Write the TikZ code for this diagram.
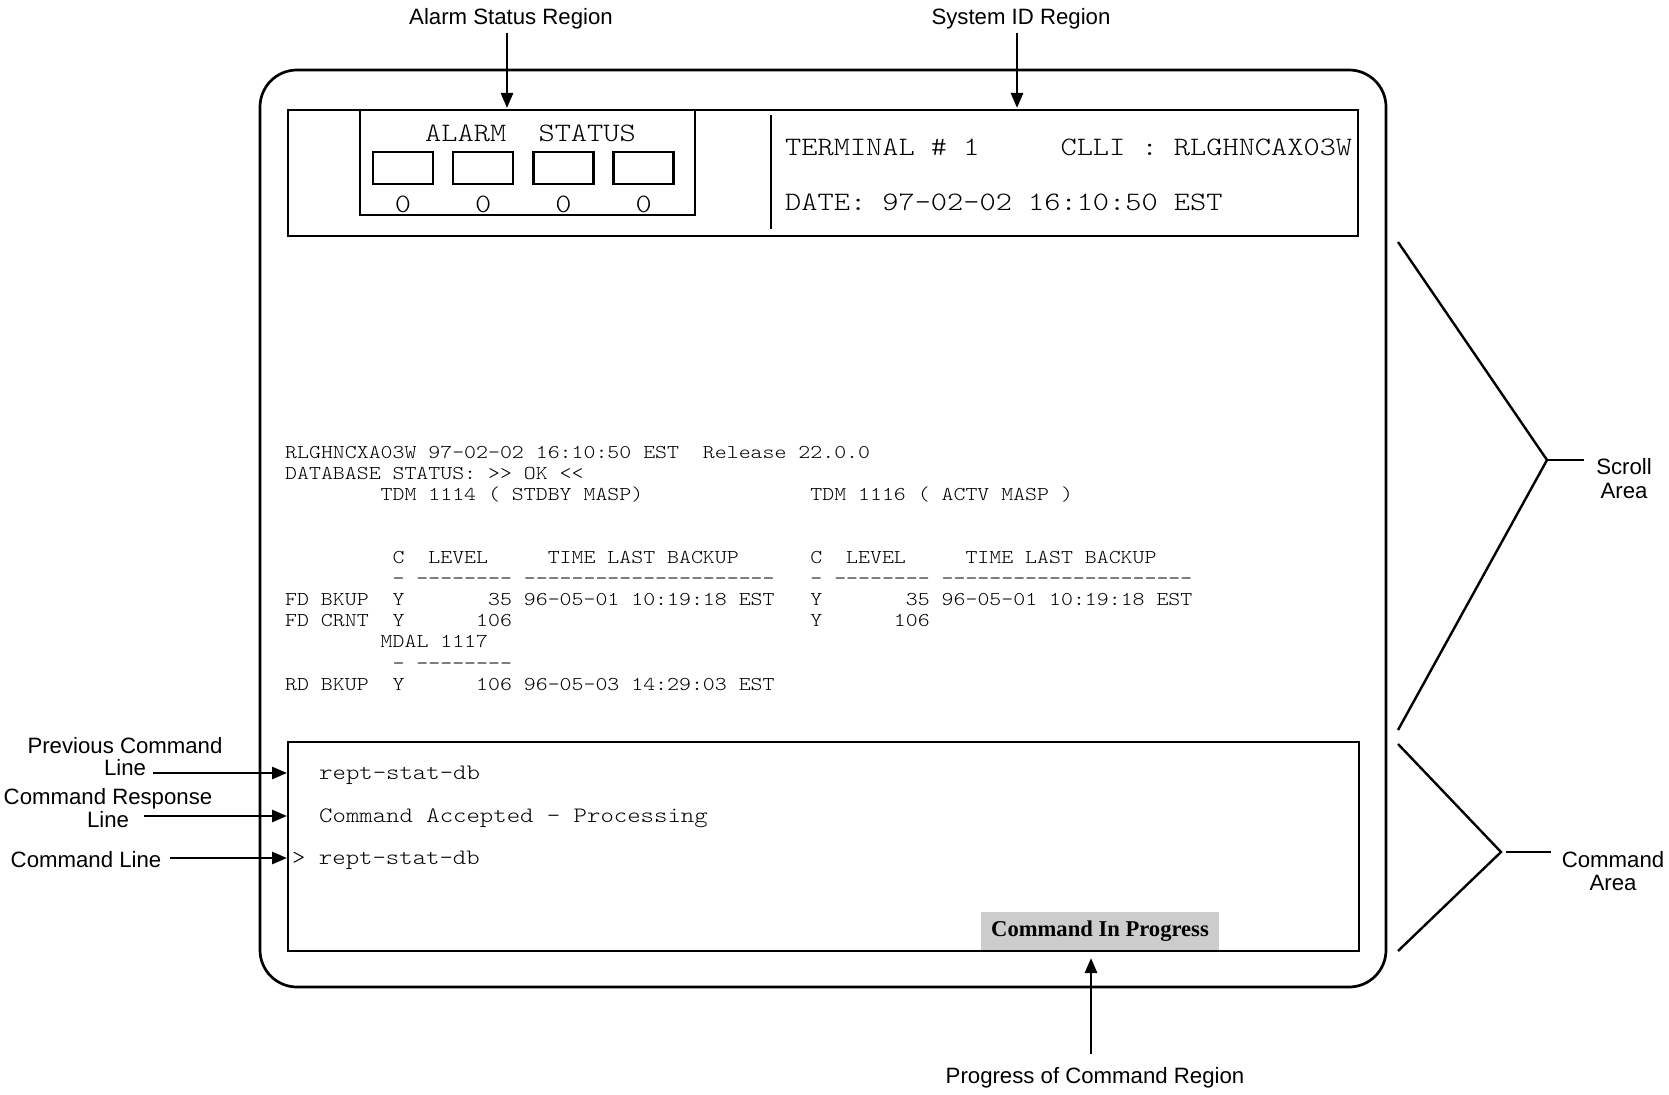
\documentclass[tikz,border=0pt]{standalone}
\usepackage{fontspec}
\setmainfont{Liberation Sans}
\setmonofont{lmmonolt10-regular.otf}[FakeStretch=1.16]
\newfontfamily\bannerfont{Liberation Serif}
\usetikzlibrary{arrows.meta,positioning}
\frenchspacing

\newcommand\colsp[1]{\hskip#1\fontcharwd\font`0\relax}
\def\scrollx{285}

\tikzstyle{frame} = [rectangle,
draw=black,
line width=2.7pt,
inner sep=0pt,
outer sep=0pt]
\tikzstyle{lamp} = [rectangle,
draw=black,
line width=2.3pt,
minimum width=60pt,
minimum height=32pt,
inner sep=0pt]
\tikzstyle{hdrtext} = [font=\ttfamily\fontsize{26.6}{27}\selectfont, inner sep=0pt, anchor=base west]
\tikzstyle{scrolltext} = [font=\ttfamily\fontsize{19.6}{21}\selectfont, inner sep=0pt, anchor=base west]
\tikzstyle{cmdtext} = [font=\ttfamily\fontsize{22}{22}\selectfont, inner sep=0pt, anchor=base west]
\tikzstyle{callout} = [font=\fontsize{22.2}{22}\selectfont, inner sep=3pt, anchor=base]
\tikzstyle{arr} = [line width=2.7pt, -{Triangle[length=15pt,width=12pt]}]
\tikzstyle{brace} = [line width=2.4pt]

\begin{document}
\begin{tikzpicture}[x=1pt,y=-1pt]
    \useasboundingbox (0,0) rectangle (1669,1094);
    \node (screen) [frame, rounded corners=37pt, minimum width=1126pt, minimum height=917pt] at (823,528.5) {};
    %%%%%%%%%%%%%%%%%%%%%%%%%%%%%%%%%%%%%%%%
    % Header
    %%%%%%%%%%%%%%%%%%%%%%%%%%%%%%%%%%%%%%%%
    \node (header) [frame, minimum width=1070pt, minimum height=126pt] at (823,173) {};
    \node (alarmbox) [frame, minimum width=335pt, minimum height=105pt] at (527.5,162.5) {};
    \draw[line width=2.3pt] (771,115) -- (771,229);
    \node (alarmtxt) [hdrtext] at (425,142) {ALARM\colsp{2}STATUS};
    \foreach \i in {0,...,3} {
        \node (lamp\i) [lamp] at (403+80.2*\i,168) {};
        \node (cnt\i) [hdrtext, anchor=base] at (403+80.2*\i,212) {0};
    }
    \node (term) [hdrtext] at (785,156) {TERMINAL \# 1\colsp{5}CLLI : RLGHNCAX03W};
    \node (date) [hdrtext] at (785,211) {DATE: 97-02-02 16:10:50 EST};
    %%%%%%%%%%%%%%%%%%%%%%%%%%%%%%%%%%%%%%%%
    % Scroll area
    %%%%%%%%%%%%%%%%%%%%%%%%%%%%%%%%%%%%%%%%
    \node (rel) [scrolltext] at (\scrollx,458) {RLGHNCXA03W 97-02-02 16:10:50 EST\colsp{2}Release 22.0.0};
    \node (dbstat) [scrolltext] at (\scrollx,479.1) {DATABASE STATUS: >> OK <<};
    \node (tdm) [scrolltext] at (\scrollx,500.2) {\colsp{8}TDM 1114 ( STDBY MASP)\colsp{14}TDM 1116 ( ACTV MASP )};
    \node (colhead) [scrolltext] at (\scrollx,563.5) {\colsp{9}C\colsp{2}LEVEL\colsp{5}TIME LAST BACKUP\colsp{6}C\colsp{2}LEVEL\colsp{5}TIME LAST BACKUP};
    \node (coldash) [scrolltext] at (\scrollx,584.6) {\colsp{9}- -------- ---------------------\colsp{3}- -------- ---------------------};
    \node (fdbkup) [scrolltext] at (\scrollx,605.7) {FD BKUP\colsp{2}Y\colsp{7}35 96-05-01 10:19:18 EST\colsp{3}Y\colsp{7}35 96-05-01 10:19:18 EST};
    \node (fdcrnt) [scrolltext] at (\scrollx,626.8) {FD CRNT\colsp{2}Y\colsp{6}106\colsp{25}Y\colsp{6}106};
    \node (mdal) [scrolltext] at (\scrollx,647.9) {\colsp{8}MDAL 1117};
    \node (mdaldash) [scrolltext] at (\scrollx,669) {\colsp{9}- --------};
    \node (rdbkup) [scrolltext] at (\scrollx,690.1) {RD BKUP\colsp{2}Y\colsp{6}106 96-05-03 14:29:03 EST};
    %%%%%%%%%%%%%%%%%%%%%%%%%%%%%%%%%%%%%%%%
    % Command area
    %%%%%%%%%%%%%%%%%%%%%%%%%%%%%%%%%%%%%%%%
    \node (inprog) [fill=black!20, minimum width=238pt, minimum height=39pt, inner sep=0pt, font=\bannerfont\bfseries\fontsize{22.6}{22}\selectfont] at (1100,931.5) {Command In Progress};
    \node (cmdbox) [frame, minimum width=1071pt, minimum height=209pt] at (823.5,846.5) {};
    \node (prevcmd) [cmdtext] at (319,779) {rept-stat-db};
    \node (resp) [cmdtext] at (319,822) {Command Accepted - Processing};
    \node (cmdline) [cmdtext] at (292,864) {> rept-stat-db};
    %%%%%%%%%%%%%%%%%%%%%%%%%%%%%%%%%%%%%%%%
    % Callouts
    %%%%%%%%%%%%%%%%%%%%%%%%%%%%%%%%%%%%%%%%
    \node (alarmlbl) [callout] at (511,25) {Alarm Status Region};
    \node (sysidlbl) [callout] at (1021,25) {System ID Region};
    \coordinate (alarmin) at (507,108);
    \coordinate (sysidin) at (1017,108);
    \draw[arr] (alarmin |- alarmlbl.south) -- (alarmin);
    \draw[arr] (sysidin |- sysidlbl.south) -- (sysidin);
    \node (prevlbl) [callout] at (125,753) {Previous Command};
    \node (prevline) [callout] at (125,775) {Line};
    \node (resplbl) [callout] at (108,804) {Command Response};
    \node (respline) [callout] at (108,827) {Line};
    \node (cmdlbl) [callout] at (86,867) {Command Line};
    \coordinate (previn) at (287,773);
    \coordinate (respin) at (287,816);
    \coordinate (cmdin) at (287,858);
    \draw[arr, shorten <=4pt] (prevline.east |- previn) -- (previn);
    \draw[arr, shorten <=12pt] (respline.east |- respin) -- (respin);
    \draw[arr, shorten <=6pt] (cmdlbl.east |- cmdin) -- (cmdin);
    \node (scrolllbl) [callout] at (1624,474) {Scroll};
    \node (scrollarea) [callout] at (1624,498) {Area};
    \node (cmdarealbl) [callout] at (1613,867) {Command};
    \node (cmdarea) [callout] at (1613,890) {Area};
    \draw[brace] (1398,242) -- (1547,460) -- (1398,730);
    \draw[brace] (1547,460) -- (1584,460);
    \draw[brace] (1398,744) -- (1501,852) -- (1398,951);
    \draw[brace] (1506,852) -- (1551,852);
    \node (proglbl) [callout] at (1095,1083) {Progress of Command Region};
    \coordinate (progin) at (1091,958);
    \draw[arr, shorten <=10pt] (progin |- proglbl.north) -- (progin);
\end{tikzpicture}
\end{document}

● Directive
Repeat the listing in full and exactly. Do not include any images.

● Result of the task
Write the TikZ code for this diagram.
\documentclass[tikz,border=0pt]{standalone}
\usepackage{fontspec}
\setmainfont{Liberation Sans}
\setmonofont{lmmonolt10-regular.otf}[FakeStretch=1.16]
\newfontfamily\bannerfont{Liberation Serif}
\usetikzlibrary{arrows.meta,positioning}
\frenchspacing

\newcommand\colsp[1]{\hskip#1\fontcharwd\font`0\relax}
\def\scrollx{285}

\tikzstyle{frame} = [rectangle,
draw=black,
line width=2.7pt,
inner sep=0pt,
outer sep=0pt]
\tikzstyle{lamp} = [rectangle,
draw=black,
line width=2.3pt,
minimum width=60pt,
minimum height=32pt,
inner sep=0pt]
\tikzstyle{hdrtext} = [font=\ttfamily\fontsize{26.6}{27}\selectfont, inner sep=0pt, anchor=base west]
\tikzstyle{scrolltext} = [font=\ttfamily\fontsize{19.6}{21}\selectfont, inner sep=0pt, anchor=base west]
\tikzstyle{cmdtext} = [font=\ttfamily\fontsize{22}{22}\selectfont, inner sep=0pt, anchor=base west]
\tikzstyle{callout} = [font=\fontsize{22.2}{22}\selectfont, inner sep=3pt, anchor=base]
\tikzstyle{arr} = [line width=2.7pt, -{Triangle[length=15pt,width=12pt]}]
\tikzstyle{brace} = [line width=2.4pt]

\begin{document}
\begin{tikzpicture}[x=1pt,y=-1pt]
    \useasboundingbox (0,0) rectangle (1669,1094);
    \node (screen) [frame, rounded corners=37pt, minimum width=1126pt, minimum height=917pt] at (823,528.5) {};
    %%%%%%%%%%%%%%%%%%%%%%%%%%%%%%%%%%%%%%%%
    % Header
    %%%%%%%%%%%%%%%%%%%%%%%%%%%%%%%%%%%%%%%%
    \node (header) [frame, minimum width=1070pt, minimum height=126pt] at (823,173) {};
    \node (alarmbox) [frame, minimum width=335pt, minimum height=105pt] at (527.5,162.5) {};
    \draw[line width=2.3pt] (771,115) -- (771,229);
    \node (alarmtxt) [hdrtext] at (425,142) {ALARM\colsp{2}STATUS};
    \foreach \i in {0,...,3} {
        \node (lamp\i) [lamp] at (403+80.2*\i,168) {};
        \node (cnt\i) [hdrtext, anchor=base] at (403+80.2*\i,212) {0};
    }
    \node (term) [hdrtext] at (785,156) {TERMINAL \# 1\colsp{5}CLLI : RLGHNCAX03W};
    \node (date) [hdrtext] at (785,211) {DATE: 97-02-02 16:10:50 EST};
    %%%%%%%%%%%%%%%%%%%%%%%%%%%%%%%%%%%%%%%%
    % Scroll area
    %%%%%%%%%%%%%%%%%%%%%%%%%%%%%%%%%%%%%%%%
    \node (rel) [scrolltext] at (\scrollx,458) {RLGHNCXA03W 97-02-02 16:10:50 EST\colsp{2}Release 22.0.0};
    \node (dbstat) [scrolltext] at (\scrollx,479.1) {DATABASE STATUS: >> OK <<};
    \node (tdm) [scrolltext] at (\scrollx,500.2) {\colsp{8}TDM 1114 ( STDBY MASP)\colsp{14}TDM 1116 ( ACTV MASP )};
    \node (colhead) [scrolltext] at (\scrollx,563.5) {\colsp{9}C\colsp{2}LEVEL\colsp{5}TIME LAST BACKUP\colsp{6}C\colsp{2}LEVEL\colsp{5}TIME LAST BACKUP};
    \node (coldash) [scrolltext] at (\scrollx,584.6) {\colsp{9}- -------- ---------------------\colsp{3}- -------- ---------------------};
    \node (fdbkup) [scrolltext] at (\scrollx,605.7) {FD BKUP\colsp{2}Y\colsp{7}35 96-05-01 10:19:18 EST\colsp{3}Y\colsp{7}35 96-05-01 10:19:18 EST};
    \node (fdcrnt) [scrolltext] at (\scrollx,626.8) {FD CRNT\colsp{2}Y\colsp{6}106\colsp{25}Y\colsp{6}106};
    \node (mdal) [scrolltext] at (\scrollx,647.9) {\colsp{8}MDAL 1117};
    \node (mdaldash) [scrolltext] at (\scrollx,669) {\colsp{9}- --------};
    \node (rdbkup) [scrolltext] at (\scrollx,690.1) {RD BKUP\colsp{2}Y\colsp{6}106 96-05-03 14:29:03 EST};
    %%%%%%%%%%%%%%%%%%%%%%%%%%%%%%%%%%%%%%%%
    % Command area
    %%%%%%%%%%%%%%%%%%%%%%%%%%%%%%%%%%%%%%%%
    \node (inprog) [fill=black!20, minimum width=238pt, minimum height=39pt, inner sep=0pt, font=\bannerfont\bfseries\fontsize{22.6}{22}\selectfont] at (1100,931.5) {Command In Progress};
    \node (cmdbox) [frame, minimum width=1071pt, minimum height=209pt] at (823.5,846.5) {};
    \node (prevcmd) [cmdtext] at (319,779) {rept-stat-db};
    \node (resp) [cmdtext] at (319,822) {Command Accepted - Processing};
    \node (cmdline) [cmdtext] at (292,864) {> rept-stat-db};
    %%%%%%%%%%%%%%%%%%%%%%%%%%%%%%%%%%%%%%%%
    % Callouts
    %%%%%%%%%%%%%%%%%%%%%%%%%%%%%%%%%%%%%%%%
    \node (alarmlbl) [callout] at (511,25) {Alarm Status Region};
    \node (sysidlbl) [callout] at (1021,25) {System ID Region};
    \coordinate (alarmin) at (507,108);
    \coordinate (sysidin) at (1017,108);
    \draw[arr] (alarmin |- alarmlbl.south) -- (alarmin);
    \draw[arr] (sysidin |- sysidlbl.south) -- (sysidin);
    \node (prevlbl) [callout] at (125,753) {Previous Command};
    \node (prevline) [callout] at (125,775) {Line};
    \node (resplbl) [callout] at (108,804) {Command Response};
    \node (respline) [callout] at (108,827) {Line};
    \node (cmdlbl) [callout] at (86,867) {Command Line};
    \coordinate (previn) at (287,773);
    \coordinate (respin) at (287,816);
    \coordinate (cmdin) at (287,858);
    \draw[arr, shorten <=4pt] (prevline.east |- previn) -- (previn);
    \draw[arr, shorten <=12pt] (respline.east |- respin) -- (respin);
    \draw[arr, shorten <=6pt] (cmdlbl.east |- cmdin) -- (cmdin);
    \node (scrolllbl) [callout] at (1624,474) {Scroll};
    \node (scrollarea) [callout] at (1624,498) {Area};
    \node (cmdarealbl) [callout] at (1613,867) {Command};
    \node (cmdarea) [callout] at (1613,890) {Area};
    \draw[brace] (1398,242) -- (1547,460) -- (1398,730);
    \draw[brace] (1547,460) -- (1584,460);
    \draw[brace] (1398,744) -- (1501,852) -- (1398,951);
    \draw[brace] (1506,852) -- (1551,852);
    \node (proglbl) [callout] at (1095,1083) {Progress of Command Region};
    \coordinate (progin) at (1091,958);
    \draw[arr, shorten <=10pt] (progin |- proglbl.north) -- (progin);
\end{tikzpicture}
\end{document}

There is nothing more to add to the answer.